> [WHAT YOU NEED TO DO]:
In the material below, please retype the lines from the very first through the one with "31, 31, 8];", exactly and without pictures.

> [DATA EXCERPT]:
● ● ● ● ●

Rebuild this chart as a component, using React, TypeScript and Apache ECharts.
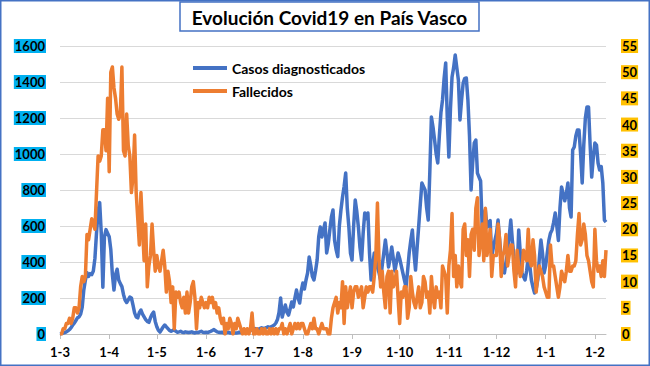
import React, { useEffect, useRef } from "react";
import * as echarts from "echarts";

// Month tick labels (day-month) and number of days shown per month
const monthTicks = ["1-3", "1-4", "1-5", "1-6", "1-7", "1-8", "1-9", "1-10", "1-11", "1-12", "1-1", "1-2"];
const monthDays = [31, 30, 31, 30, 31, 31, 30, 31, 30, 31, 31, 8];

// Casos diagnosticados (left axis), daily, per month
const casosMar = [0, 2, 5, 8, 12, 18, 25, 35, 50, 60, 75, 90, 95, 110, 150, 245, 300, 340, 320, 335, 330, 350, 420, 560, 680, 730, 560, 260, 540, 580, 560];
const casosAbr = [540, 470, 330, 244, 330, 360, 300, 280, 263, 220, 189, 175, 190, 205, 200, 160, 117, 95, 90, 120, 133, 110, 95, 80, 70, 65, 90, 110, 122, 70];
const casosMay = [40, 20, 11, 25, 40, 50, 40, 30, 20, 15, 20, 25, 15, 10, 12, 15, 10, 8, 12, 10, 8, 10, 12, 8, 6, 10, 8, 12, 15, 10, 8];
const casosJun = [10, 8, 12, 15, 20, 25, 18, 12, 10, 8, 10, 6, 5, 8, 10, 6, 5, 8, 6, 5, 7, 10, 8, 12, 15, 20, 25, 22, 20, 25];
const casosJul = [25, 30, 28, 25, 30, 35, 30, 32, 35, 40, 35, 40, 45, 50, 61, 80, 120, 200, 94, 130, 161, 120, 105, 140, 178, 150, 200, 244, 200, 172, 240];
const casosAgo = [283, 250, 300, 339, 428, 380, 320, 300, 350, 411, 540, 594, 539, 580, 617, 450, 500, 578, 650, 689, 520, 467, 430, 600, 689, 761, 820, 894, 700, 594, 450];
const casosSep = [411, 600, 744, 680, 594, 480, 411, 560, 672, 640, 672, 450, 300, 380, 450, 420, 372, 340, 300, 380, 450, 522, 450, 372, 420, 483, 420, 350, 400, 450];
const casosOct = [420, 380, 339, 300, 261, 350, 450, 520, 578, 450, 355, 480, 600, 720, 839, 820, 800, 700, 633, 900, 1206, 1150, 1078, 1000, 950, 1100, 1230, 1300, 1420, 1506, 1200];
const casosNov = [983, 1250, 1428, 1480, 1550, 1480, 1411, 1189, 1300, 1394, 1420, 1422, 1300, 1100, 800, 950, 1061, 1078, 894, 872, 850, 594, 650, 689, 594, 620, 630, 428, 480, 520];
const casosDic = [560, 633, 520, 420, 380, 339, 400, 450, 540, 633, 520, 428, 380, 339, 578, 450, 339, 320, 300, 350, 428, 380, 300, 260, 228, 250, 300, 420, 522, 450, 339];
const casosEne = [380, 450, 520, 560, 578, 620, 672, 600, 520, 700, 817, 780, 740, 780, 839, 700, 650, 1022, 1039, 1100, 1133, 1133, 1000, 839, 1050, 1200, 1261, 1261, 1050, 872, 980];
const casosFeb = [1061, 1050, 950, 911, 930, 839, 633, 622];

// Fallecidos (right axis), daily, per month
const fallMar = [0, 0, 1, 1, 2, 2, 3, 2, 3, 5, 5, 4, 5, 9, 11, 10, 11, 19, 18, 20, 22, 21, 20, 27, 34, 33, 34, 39, 39, 35, 45];
const fallAbr = [31, 50, 51, 47, 45, 42, 41, 42, 51, 35, 34, 42, 36, 34, 27, 30, 38, 27, 22, 17, 27, 20, 14, 21, 9, 13, 15, 21, 16, 12];
const fallMay = [15, 13, 12, 14, 16, 13, 8, 12, 10, 6, 9, 1, 8, 7, 8, 6, 5, 7, 4, 8, 4, 6, 9, 10, 7, 1, 6, 5, 7, 6, 5];
const fallJun = [6, 5, 7, 6, 7, 5, 6, 4, 5, 3, 2, 3, 0, 2, 1, 3, 2, 0, 2, 1, 3, 2, 1, 0, 1, 0, 1, 0, 1, 4];
const fallJul = [0, 0, 1, 0, 0, 1, 0, 1, 0, 0, 1, 0, 1, 0, 1, 0, 1, 1, 2, 0, 1, 0, 1, 2, 0, 1, 2, 1, 2, 1, 2];
const fallAgo = [2, 1, 0, 0, 1, 2, 1, 3, 1, 1, 0, 1, 2, 1, 1, 1, 0, 0, 3, 5, 6, 7, 4, 6, 5, 10, 2, 9, 5, 7, 9];
const fallSep = [5, 8, 9, 9, 7, 8, 9, 5, 7, 9, 8, 9, 9, 8, 11, 15, 25, 14, 9, 12, 8, 5, 11, 12, 4, 12, 9, 10, 12, 7];
const fallOct = [2, 8, 7, 9, 9, 3, 5, 11, 8, 6, 5, 7, 9, 5, 6, 11, 10, 7, 8, 4, 11, 7, 5, 9, 7, 8, 5, 13, 12, 11, 4];
const fallNov = [13, 16, 23, 11, 15, 9, 13, 10, 9, 20, 21, 15, 18, 11, 19, 20, 16, 24, 26, 15, 18, 21, 14, 24, 15, 17, 20, 11, 15, 15];
const fallDic = [15, 21, 18, 11, 15, 16, 19, 13, 15, 17, 17, 12, 9, 16, 13, 11, 12, 16, 15, 14, 20, 14, 13, 18, 15, 8, 11, 13, 12, 11, 9];
const fallEne = [8, 7, 7, 17, 13, 13, 11, 9, 7, 9, 12, 11, 10, 12, 15, 12, 12, 13, 13, 14, 19, 23, 17, 18, 21, 19, 15, 14, 12, 10, 9];
const fallFeb = [20, 14, 12, 13, 11, 14, 11, 16];

const casos = [
  ...casosMar, ...casosAbr, ...casosMay, ...casosJun, ...casosJul, ...casosAgo,
  ...casosSep, ...casosOct, ...casosNov, ...casosDic, ...casosEne, ...casosFeb,
];
const fallecidos = [
  ...fallMar, ...fallAbr, ...fallMay, ...fallJun, ...fallJul, ...fallAgo,
  ...fallSep, ...fallOct, ...fallNov, ...fallDic, ...fallEne, ...fallFeb,
];

const categories: string[] = [];
monthTicks.forEach((t, i) => {
  const m = t.split("-")[1];
  for (let d = 1; d <= monthDays[i]; d++) categories.push(`${d}-${m}`);
});

const FONT = "Lato";
const isMonthStart = (_i: number, v: string) => v.startsWith("1-");

export default function App() {
  const ref = useRef<HTMLDivElement>(null);
  useEffect(() => {
    document.body.style.margin = "0";
    if (!ref.current) return;
    const chart = echarts.init(ref.current, null, { renderer: "svg" });
    const axisLbl = {
      fontFamily: FONT,
      fontSize: 13,
      fontWeight: "bold" as const,
      color: "#000",
      padding: [1, 1, 0, 1],
      formatter: (v: number) => String(v),
    };
    chart.setOption({
      animation: false,
      backgroundColor: "#fff",
      textStyle: { fontFamily: FONT },
      grid: { left: 60, right: 44, top: 46, bottom: 32 },
      legend: {
        orient: "vertical",
        left: 188,
        top: 56,
        icon: "rect",
        itemWidth: 34,
        itemHeight: 4,
        itemGap: 9,
        data: ["Casos diagnosticados", "Fallecidos"],
        textStyle: { fontFamily: FONT, fontSize: 14, fontWeight: "bold", color: "#000" },
      },
      xAxis: {
        type: "category",
        data: categories,
        boundaryGap: false,
        axisLine: { lineStyle: { color: "#BFBFBF", width: 1 } },
        axisTick: { interval: isMonthStart, length: 5, lineStyle: { color: "#BFBFBF" } },
        axisLabel: {
          interval: isMonthStart,
          fontFamily: FONT,
          fontSize: 13,
          fontWeight: "bold",
          color: "#000",
          margin: 11,
        },
        splitLine: { show: false },
      },
      yAxis: [
        {
          type: "value",
          min: 0,
          max: 1600,
          interval: 200,
          position: "left",
          axisLine: { show: false },
          axisTick: { show: false },
          splitLine: { lineStyle: { color: "#D9D9D9", width: 1 } },
          axisLabel: { ...axisLbl, backgroundColor: "#00B0F0", margin: 14 },
        },
        {
          type: "value",
          min: 0,
          max: 55,
          interval: 5,
          position: "right",
          axisLine: { show: false },
          axisTick: { show: false },
          splitLine: { show: false },
          axisLabel: { ...axisLbl, backgroundColor: "#FFC000", margin: 15 },
        },
      ],
      series: [
        {
          name: "Casos diagnosticados",
          type: "line",
          yAxisIndex: 0,
          data: casos,
          symbol: "none",
          lineStyle: { width: 3.5, color: "#4472C4", join: "round" },
          itemStyle: { color: "#4472C4" },
        },
        {
          name: "Fallecidos",
          type: "line",
          yAxisIndex: 1,
          data: fallecidos,
          symbol: "none",
          lineStyle: { width: 3.5, color: "#ED7D31", join: "round" },
          itemStyle: { color: "#ED7D31" },
        },
      ],
      graphic: [
        {
          type: "rect",
          shape: { x: 0.75, y: 0.75, width: 648.5, height: 364.5 },
          style: { fill: "none", stroke: "#4472C4", lineWidth: 1.5 },
          z: 100,
        },
        {
          type: "rect",
          shape: { x: 180, y: 2, width: 299, height: 29 },
          style: { fill: "#fff", stroke: "#4472C4", lineWidth: 1.5 },
          z: 100,
        },
        {
          type: "text",
          x: 329.5,
          y: 17,
          style: {
            text: "Evolución Covid19 en País Vasco",
            fontFamily: FONT,
            fontSize: 19,
            fontWeight: "bold",
            fill: "#000",
            align: "center",
            verticalAlign: "middle",
          },
          z: 101,
        },
      ],
    });
    return () => chart.dispose();
  }, []);
  return <div ref={ref} style={{ width: 650, height: 366 }} />;
}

● ● ● ● ●

> [ANSWER TO THE TASK]:
Rebuild this chart as a component, using React, TypeScript and Apache ECharts.
import React, { useEffect, useRef } from "react";
import * as echarts from "echarts";

// Month tick labels (day-month) and number of days shown per month
const monthTicks = ["1-3", "1-4", "1-5", "1-6", "1-7", "1-8", "1-9", "1-10", "1-11", "1-12", "1-1", "1-2"];
const monthDays = [31, 30, 31, 30, 31, 31, 30, 31, 30, 31, 31, 8];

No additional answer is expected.